Immigrant advocates attributed the low turnout to a raft of reasons: summertime languor, a culture of putting off tasks, even soccer. Many Salvadorans, they said, believe a path to permanent residency will soon clear Congress, which remains deadlocked on immigration legislation.
The numbers are distressing no matter the reason, advocates said.
"We're worried," said Luis Hernandez, a spokesman for the Association of Salvadorans in Los Angeles, where 40 to 80 immigrants show up each day for help with applications -- about half as many as during the previous renewal period. "Everyone is worrying."
TPS is a U.S. government program that grants work permits and temporary residency to Salvadorans who were in this country when two earthquakes ravaged their homeland in 2001. The benefit is crucial to El Salvador, whose economy is bolstered by about $2.5 billion sent home each year by Salvadorans living abroad.
About 225,000 Salvadorans are eligible to renew, U.S. Citizenship and Immigration Services said. By Thursday, about 116,000 had applied, agency spokesman Dan Kane said.
The national debate over immigration legislation has confused many immigrants and given some false hopes, said René A. León, El Salvador's ambassador to the United States.

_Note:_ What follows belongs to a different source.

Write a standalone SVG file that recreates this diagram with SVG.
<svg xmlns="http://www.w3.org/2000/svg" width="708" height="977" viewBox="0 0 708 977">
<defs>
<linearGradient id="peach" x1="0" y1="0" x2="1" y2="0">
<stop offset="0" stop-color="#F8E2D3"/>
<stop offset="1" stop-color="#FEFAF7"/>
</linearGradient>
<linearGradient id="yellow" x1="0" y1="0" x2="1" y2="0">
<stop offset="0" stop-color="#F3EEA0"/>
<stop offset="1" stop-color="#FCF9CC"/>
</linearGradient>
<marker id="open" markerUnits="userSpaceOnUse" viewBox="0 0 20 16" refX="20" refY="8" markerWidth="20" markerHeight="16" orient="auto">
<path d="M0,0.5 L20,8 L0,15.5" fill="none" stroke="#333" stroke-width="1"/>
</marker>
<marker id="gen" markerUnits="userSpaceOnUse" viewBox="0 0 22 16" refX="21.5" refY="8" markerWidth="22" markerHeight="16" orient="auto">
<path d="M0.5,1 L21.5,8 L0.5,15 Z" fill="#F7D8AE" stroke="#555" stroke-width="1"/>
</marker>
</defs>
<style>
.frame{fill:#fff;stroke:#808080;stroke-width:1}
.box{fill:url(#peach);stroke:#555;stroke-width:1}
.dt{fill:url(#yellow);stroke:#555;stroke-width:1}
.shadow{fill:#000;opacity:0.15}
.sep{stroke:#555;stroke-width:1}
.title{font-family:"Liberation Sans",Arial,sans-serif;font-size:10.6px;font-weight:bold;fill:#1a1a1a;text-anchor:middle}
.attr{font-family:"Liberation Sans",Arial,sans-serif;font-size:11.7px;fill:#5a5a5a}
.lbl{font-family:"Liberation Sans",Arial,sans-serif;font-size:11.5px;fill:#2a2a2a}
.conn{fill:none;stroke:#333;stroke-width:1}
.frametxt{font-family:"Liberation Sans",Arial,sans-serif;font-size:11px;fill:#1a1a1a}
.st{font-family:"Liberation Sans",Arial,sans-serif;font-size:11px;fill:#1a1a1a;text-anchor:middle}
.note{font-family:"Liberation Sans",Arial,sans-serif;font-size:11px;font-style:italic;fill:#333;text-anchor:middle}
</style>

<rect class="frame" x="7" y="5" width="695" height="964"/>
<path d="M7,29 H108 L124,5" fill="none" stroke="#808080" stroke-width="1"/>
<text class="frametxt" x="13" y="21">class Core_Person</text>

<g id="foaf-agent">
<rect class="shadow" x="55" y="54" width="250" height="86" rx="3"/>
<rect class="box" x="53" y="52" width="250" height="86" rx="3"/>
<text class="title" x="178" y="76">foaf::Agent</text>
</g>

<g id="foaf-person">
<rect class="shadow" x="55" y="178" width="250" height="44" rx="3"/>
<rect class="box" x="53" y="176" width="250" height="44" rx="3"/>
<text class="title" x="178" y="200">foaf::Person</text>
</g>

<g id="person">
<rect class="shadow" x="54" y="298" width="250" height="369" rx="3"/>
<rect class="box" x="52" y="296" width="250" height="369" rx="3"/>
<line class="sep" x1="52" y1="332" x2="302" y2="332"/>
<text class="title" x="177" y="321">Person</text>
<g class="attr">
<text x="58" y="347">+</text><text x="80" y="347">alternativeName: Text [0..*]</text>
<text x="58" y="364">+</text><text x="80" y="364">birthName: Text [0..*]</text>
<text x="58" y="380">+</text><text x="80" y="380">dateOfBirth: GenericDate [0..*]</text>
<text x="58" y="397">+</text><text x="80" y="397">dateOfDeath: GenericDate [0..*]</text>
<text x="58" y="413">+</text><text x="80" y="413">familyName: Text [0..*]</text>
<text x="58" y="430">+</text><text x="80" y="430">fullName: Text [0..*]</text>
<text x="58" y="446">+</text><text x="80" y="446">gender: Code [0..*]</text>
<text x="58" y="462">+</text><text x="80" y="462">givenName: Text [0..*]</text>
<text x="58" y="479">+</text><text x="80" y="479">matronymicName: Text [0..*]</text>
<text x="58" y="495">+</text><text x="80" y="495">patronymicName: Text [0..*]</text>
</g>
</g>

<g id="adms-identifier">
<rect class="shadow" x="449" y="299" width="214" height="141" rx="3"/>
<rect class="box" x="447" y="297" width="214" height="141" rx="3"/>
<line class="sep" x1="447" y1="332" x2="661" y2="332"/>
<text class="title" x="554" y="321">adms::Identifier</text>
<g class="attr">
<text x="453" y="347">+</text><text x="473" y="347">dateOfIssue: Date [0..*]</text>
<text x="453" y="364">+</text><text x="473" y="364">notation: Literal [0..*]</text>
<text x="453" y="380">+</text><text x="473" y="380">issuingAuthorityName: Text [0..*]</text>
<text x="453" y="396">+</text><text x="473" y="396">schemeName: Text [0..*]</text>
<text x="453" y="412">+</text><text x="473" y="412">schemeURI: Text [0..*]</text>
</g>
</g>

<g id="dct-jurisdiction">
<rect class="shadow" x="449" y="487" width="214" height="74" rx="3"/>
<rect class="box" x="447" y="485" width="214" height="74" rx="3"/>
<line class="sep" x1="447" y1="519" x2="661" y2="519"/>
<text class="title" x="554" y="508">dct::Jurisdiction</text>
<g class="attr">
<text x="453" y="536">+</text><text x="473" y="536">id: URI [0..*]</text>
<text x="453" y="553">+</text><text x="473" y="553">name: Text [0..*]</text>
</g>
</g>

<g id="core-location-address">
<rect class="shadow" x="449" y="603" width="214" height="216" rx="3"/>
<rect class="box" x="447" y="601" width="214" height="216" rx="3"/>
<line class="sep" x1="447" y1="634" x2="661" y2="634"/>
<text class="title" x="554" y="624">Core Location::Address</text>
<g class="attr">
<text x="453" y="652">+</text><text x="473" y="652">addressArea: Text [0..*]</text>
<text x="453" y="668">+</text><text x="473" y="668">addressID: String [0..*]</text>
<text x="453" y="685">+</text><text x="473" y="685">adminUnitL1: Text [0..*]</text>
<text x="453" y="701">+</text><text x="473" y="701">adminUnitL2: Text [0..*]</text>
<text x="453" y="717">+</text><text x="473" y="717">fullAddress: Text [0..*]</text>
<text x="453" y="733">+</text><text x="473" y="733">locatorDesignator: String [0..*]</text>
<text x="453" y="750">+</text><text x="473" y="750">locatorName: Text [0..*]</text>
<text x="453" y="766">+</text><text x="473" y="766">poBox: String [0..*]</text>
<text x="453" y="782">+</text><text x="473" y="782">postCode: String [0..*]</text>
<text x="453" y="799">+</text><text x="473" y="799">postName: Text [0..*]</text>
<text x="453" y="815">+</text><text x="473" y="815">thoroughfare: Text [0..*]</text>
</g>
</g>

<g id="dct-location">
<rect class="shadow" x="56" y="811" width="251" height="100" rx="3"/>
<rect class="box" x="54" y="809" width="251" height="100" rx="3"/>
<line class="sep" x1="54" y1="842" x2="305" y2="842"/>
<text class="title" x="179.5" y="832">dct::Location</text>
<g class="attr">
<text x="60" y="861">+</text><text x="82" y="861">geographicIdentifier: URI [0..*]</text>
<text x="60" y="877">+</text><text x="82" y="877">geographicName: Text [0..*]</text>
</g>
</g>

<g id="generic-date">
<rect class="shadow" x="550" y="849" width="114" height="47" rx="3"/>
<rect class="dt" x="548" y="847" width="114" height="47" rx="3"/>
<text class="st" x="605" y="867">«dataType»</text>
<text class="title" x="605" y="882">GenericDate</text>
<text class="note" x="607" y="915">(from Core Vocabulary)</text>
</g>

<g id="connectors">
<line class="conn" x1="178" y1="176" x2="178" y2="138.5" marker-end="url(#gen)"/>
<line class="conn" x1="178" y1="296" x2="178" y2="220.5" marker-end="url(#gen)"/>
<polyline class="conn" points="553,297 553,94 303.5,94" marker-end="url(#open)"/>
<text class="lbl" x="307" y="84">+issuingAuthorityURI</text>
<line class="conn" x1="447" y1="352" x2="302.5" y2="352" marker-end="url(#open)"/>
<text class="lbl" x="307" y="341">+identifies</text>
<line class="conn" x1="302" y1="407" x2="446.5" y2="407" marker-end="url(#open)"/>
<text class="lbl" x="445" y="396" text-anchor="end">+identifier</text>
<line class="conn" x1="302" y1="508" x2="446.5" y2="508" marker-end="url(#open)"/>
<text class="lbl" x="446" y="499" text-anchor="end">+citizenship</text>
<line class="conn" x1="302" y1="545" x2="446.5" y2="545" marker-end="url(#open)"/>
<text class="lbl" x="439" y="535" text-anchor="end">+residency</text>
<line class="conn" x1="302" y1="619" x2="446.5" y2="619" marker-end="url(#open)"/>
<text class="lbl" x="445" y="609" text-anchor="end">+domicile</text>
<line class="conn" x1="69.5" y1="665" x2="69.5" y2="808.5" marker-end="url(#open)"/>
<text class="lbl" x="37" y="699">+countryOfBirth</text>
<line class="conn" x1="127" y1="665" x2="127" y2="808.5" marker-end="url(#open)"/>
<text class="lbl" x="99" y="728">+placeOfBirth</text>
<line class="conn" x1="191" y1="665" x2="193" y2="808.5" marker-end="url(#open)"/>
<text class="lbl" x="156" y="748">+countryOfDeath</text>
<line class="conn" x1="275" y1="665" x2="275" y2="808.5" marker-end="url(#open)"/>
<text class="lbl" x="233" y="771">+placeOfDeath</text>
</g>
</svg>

"There are people who believe that maybe it is not worthwhile to reregister for a program that only lasts one year if we're going to have the opportunity to qualify for a program that's going to last much longer," said León, who has traveled to more than 80 cities this summer to remind Salvadorans to reapply.
Having this year's renewal period during summer might have played a part, León said. And not just any summer, he noted -- a World Cup summer. The quadrennial soccer tournament might have so occupied the minds and televisions of so many Salvadorans -- who are "fanatic about soccer," León said -- that they waited to renew. Last year, the deadline was in March.